> **DATA SHOWN**
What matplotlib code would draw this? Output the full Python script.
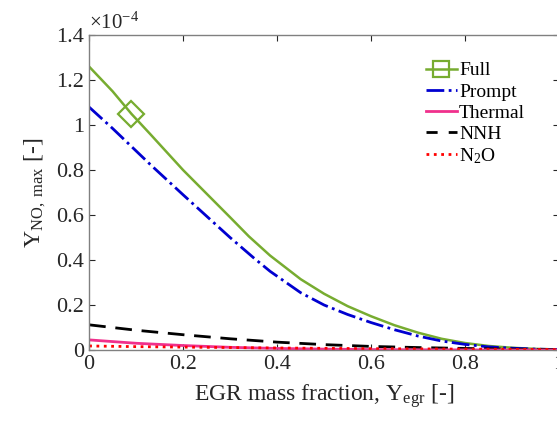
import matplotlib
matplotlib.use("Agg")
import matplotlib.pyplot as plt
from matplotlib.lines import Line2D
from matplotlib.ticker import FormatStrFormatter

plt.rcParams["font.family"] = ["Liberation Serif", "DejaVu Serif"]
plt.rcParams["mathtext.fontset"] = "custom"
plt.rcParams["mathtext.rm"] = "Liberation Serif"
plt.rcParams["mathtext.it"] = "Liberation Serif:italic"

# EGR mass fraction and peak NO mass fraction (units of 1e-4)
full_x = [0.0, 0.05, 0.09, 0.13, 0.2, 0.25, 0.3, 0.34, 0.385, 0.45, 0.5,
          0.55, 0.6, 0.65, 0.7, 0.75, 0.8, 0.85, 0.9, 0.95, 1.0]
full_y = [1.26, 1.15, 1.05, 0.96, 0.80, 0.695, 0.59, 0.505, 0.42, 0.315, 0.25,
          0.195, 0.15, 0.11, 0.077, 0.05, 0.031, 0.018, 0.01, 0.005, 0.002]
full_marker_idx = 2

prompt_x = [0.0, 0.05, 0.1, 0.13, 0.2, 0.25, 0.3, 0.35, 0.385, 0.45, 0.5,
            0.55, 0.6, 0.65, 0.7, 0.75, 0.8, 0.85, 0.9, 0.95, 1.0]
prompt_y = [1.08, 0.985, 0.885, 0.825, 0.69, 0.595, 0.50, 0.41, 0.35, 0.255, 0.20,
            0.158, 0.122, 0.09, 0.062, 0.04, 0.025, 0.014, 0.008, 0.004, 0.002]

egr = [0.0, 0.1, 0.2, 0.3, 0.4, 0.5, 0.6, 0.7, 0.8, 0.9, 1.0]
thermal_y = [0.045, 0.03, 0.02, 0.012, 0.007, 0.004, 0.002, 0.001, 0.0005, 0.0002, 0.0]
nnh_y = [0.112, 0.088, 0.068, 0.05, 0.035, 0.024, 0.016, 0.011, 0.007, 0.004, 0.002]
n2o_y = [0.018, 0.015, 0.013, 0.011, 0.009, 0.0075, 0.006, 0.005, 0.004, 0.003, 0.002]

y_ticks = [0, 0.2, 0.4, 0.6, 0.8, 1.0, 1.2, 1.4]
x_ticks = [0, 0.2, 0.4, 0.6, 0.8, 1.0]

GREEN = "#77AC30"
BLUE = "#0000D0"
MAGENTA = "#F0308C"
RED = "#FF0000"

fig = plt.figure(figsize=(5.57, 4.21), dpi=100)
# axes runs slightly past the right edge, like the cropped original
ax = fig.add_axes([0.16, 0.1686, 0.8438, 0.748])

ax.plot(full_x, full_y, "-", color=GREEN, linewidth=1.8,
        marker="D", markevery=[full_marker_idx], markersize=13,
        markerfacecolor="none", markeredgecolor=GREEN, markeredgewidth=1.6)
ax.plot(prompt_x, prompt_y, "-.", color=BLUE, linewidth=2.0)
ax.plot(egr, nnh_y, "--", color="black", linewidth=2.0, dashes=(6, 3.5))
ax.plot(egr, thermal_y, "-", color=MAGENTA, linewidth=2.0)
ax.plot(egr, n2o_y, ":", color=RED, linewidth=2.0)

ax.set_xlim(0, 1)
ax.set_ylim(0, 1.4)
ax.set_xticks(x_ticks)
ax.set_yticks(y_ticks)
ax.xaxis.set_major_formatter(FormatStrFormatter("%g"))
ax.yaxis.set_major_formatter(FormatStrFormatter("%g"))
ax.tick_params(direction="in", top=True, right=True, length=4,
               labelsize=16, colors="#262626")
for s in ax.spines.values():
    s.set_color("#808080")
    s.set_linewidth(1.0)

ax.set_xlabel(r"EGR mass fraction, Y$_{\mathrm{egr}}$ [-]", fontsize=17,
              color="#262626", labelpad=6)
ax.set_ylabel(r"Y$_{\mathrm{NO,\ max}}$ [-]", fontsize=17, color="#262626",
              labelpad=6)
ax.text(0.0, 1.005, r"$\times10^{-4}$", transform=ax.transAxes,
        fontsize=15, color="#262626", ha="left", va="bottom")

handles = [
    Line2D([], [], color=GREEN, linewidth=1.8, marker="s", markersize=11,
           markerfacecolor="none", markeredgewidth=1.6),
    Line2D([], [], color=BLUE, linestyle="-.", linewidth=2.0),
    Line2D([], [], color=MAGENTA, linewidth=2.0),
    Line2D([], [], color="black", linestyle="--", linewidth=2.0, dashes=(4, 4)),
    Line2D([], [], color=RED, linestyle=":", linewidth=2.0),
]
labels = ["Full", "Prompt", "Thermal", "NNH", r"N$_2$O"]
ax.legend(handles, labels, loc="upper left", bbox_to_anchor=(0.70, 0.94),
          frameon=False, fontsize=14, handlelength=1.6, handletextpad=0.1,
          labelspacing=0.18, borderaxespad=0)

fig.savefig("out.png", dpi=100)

> **WHAT THIS TASK INVOLVES**
Skip every picture and return the lines above from the top through the one that contains "from matplotlib.ticker import".

> **EXERCISE OUTPUT**
What matplotlib code would draw this? Output the full Python script.
import matplotlib
matplotlib.use("Agg")
import matplotlib.pyplot as plt
from matplotlib.lines import Line2D
from matplotlib.ticker import FormatStrFormatter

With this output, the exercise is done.